Over the years, David Brooks has expended a great deal of editorial ink gently -- and at times not so gently -- satirizing the baby boom generation, of which he is a card carrying member. Last week, in The New York Times, he pointed out how we, who used to insist that the world was our oyster, are becoming "hippocampically challenged." Citing a common experience of those of us on the other side of sixty -- not being able to remember the name of an old acquaintance -- he detailed the "evasive vagueness" we employ to save face.
He then suggested that what happens to individuals also happens to countries. He wrote that "great powers can be defined by their national forgetting styles. Americans forget their sins. Russians forget their weaknesses. The French forget they've forgotten God. And, in the Middle East, they forget everything but their resentments."
All true in a tongue-in-cheek way. But in an article for the May 1st edition of The New York Review of Books, British historian Tony Judt claims that we in North America have not learned the lessons of the century we have just left behind. "In the West," he writes, "we have made haste to dispense whenever possible with the economic, intellectual and institutional baggage of the twentieth century and encouraged others to do likewise."
Not that we haven't built memorials to twentieth century history. But, says Judt, "the twentieth century we have chosen to commemorate is curiously out of focus. The overwhelming majority of places of official twentieth-century memory are either avowedly nastalgo-triumphalist -- praising famous men and celebrating famous victories -- or else, and increasingly -- they are opportunities for the recollection of collective suffering."
This is particularly true in the United States, he writes, where "we have forgotten the meaning of war. There is a reason for this. In much of continental Europe, Asia and Africa, the twentieth century was experienced as a cycle of wars. War in the last century signified invasion, occupation, displacement, deprivation, destruction and mass murder." In contrast, "the United States avoided almost all of that. . . . The U.S. was not invaded. It did not lose vast numbers of citizens, or huge swaths of territory as a result of occupation or dismemberment."

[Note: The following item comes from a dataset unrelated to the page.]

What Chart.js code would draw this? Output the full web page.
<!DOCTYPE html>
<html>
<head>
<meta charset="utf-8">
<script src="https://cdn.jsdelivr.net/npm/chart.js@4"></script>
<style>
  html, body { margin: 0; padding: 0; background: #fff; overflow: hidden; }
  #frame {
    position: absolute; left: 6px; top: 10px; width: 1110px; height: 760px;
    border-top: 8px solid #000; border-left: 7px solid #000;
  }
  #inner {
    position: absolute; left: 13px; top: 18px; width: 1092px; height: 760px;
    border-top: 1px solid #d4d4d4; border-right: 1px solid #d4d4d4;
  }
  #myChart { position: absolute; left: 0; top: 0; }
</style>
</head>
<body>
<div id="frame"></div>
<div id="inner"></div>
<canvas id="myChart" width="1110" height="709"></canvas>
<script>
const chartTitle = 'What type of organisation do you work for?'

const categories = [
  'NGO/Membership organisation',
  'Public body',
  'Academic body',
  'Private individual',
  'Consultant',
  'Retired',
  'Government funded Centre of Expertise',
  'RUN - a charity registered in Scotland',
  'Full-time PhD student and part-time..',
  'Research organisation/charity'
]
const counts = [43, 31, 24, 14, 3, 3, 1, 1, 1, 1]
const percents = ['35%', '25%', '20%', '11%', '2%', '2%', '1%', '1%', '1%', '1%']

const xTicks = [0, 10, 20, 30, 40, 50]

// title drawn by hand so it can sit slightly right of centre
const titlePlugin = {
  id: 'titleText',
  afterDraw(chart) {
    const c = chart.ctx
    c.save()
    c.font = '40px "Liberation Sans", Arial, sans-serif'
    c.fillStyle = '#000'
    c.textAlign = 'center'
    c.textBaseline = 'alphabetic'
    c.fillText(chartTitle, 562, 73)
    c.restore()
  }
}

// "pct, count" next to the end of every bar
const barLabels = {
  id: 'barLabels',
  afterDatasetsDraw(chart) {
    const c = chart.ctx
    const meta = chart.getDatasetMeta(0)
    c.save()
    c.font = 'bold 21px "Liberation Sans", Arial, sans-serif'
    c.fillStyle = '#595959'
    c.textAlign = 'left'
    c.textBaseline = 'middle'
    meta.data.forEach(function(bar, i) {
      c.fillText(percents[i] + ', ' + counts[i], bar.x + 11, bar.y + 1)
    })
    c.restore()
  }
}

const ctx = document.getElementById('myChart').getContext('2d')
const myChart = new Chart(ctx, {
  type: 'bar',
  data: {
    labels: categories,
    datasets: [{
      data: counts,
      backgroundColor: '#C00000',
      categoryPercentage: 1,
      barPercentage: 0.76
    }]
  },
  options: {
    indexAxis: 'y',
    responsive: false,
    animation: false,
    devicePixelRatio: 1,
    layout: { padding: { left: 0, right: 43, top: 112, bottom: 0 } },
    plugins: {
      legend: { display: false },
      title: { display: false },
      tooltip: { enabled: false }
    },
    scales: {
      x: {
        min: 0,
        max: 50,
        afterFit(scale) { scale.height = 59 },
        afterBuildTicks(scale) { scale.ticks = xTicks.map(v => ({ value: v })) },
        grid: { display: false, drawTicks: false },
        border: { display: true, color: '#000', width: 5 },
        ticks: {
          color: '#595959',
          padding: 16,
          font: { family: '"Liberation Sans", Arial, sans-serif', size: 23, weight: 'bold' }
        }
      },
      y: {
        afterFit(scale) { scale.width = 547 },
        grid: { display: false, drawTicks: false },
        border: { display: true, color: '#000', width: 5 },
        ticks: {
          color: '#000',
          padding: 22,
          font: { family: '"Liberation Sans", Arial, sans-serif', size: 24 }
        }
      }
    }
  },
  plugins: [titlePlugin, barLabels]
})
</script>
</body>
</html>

But, he says, those who have experienced war know that it touches everyone and everything. Even among the victorious "the very structures of civilized life -- regulations, laws, teachers, policemen, judges -- disappear(s) or [takes] on sinister significance: far from guaranteeing security, the state itself become(s) the leading source of insecurity. . . . Behaviour that would be aberrant in conventional circumstances -- theft, dishonesty, dissemblance, indifference to the misfortune of others, and the opportunistic exploitation of others' suffering -- become not just normal but sometimes the only way to save your family and yourself." War leaves the battlefield a no man's land. But it also eats away at the social fabric of the home front. And, in the end, it dissolves the bonds which hold a nation together.
We have forgotten what the twentieth century should have taught us about war; but we have also forgotten what it taught us about the economy. For the last twenty-five years, the best and the brightest have told us we live in a "new economy," where the old rules don't apply. But, as the tech and housing bubbles burst, wealth was increasingly concentrated at the top of society; and now the world financial system hangs in the balance. At the same time, we have -- in Pat Moynihan's words, "defined deviancy down;" and the institutions we relied on -- schools, the health care system and the family -- have buckled under the strain.
We have chosen to live in a state of willful ignorance. How else to explain -- in Richard Reeves apt phrase -- the "high I.Q. fools" who predicted a brave new world of peace and prosperity? One thinks particularly of Paul Wolfowitz (former Deputy Secretary of Defense and former President of the World Bank) who confidently predicted that, after an American victory in Iraq, oil would sell for $20 a barrel. This week oil hit $115 a barrel. Wolfowitz was trained as a mathematician. Clearly, he missed something.
This was also the week when we memorialized one of the first significant events of the last century -- the sinking of the Titanic. Equipped with the latest technology and piloted by a superbly experienced crew, it was said to be invulnerable to the elements.
History is a social science, not an exact one. So its predictive powers are not always reliable. At the very least, though, history helps us dodge big obstacles, like icebergs. Try as we might to forget them, they are still out there -- floating in the North Atlantic.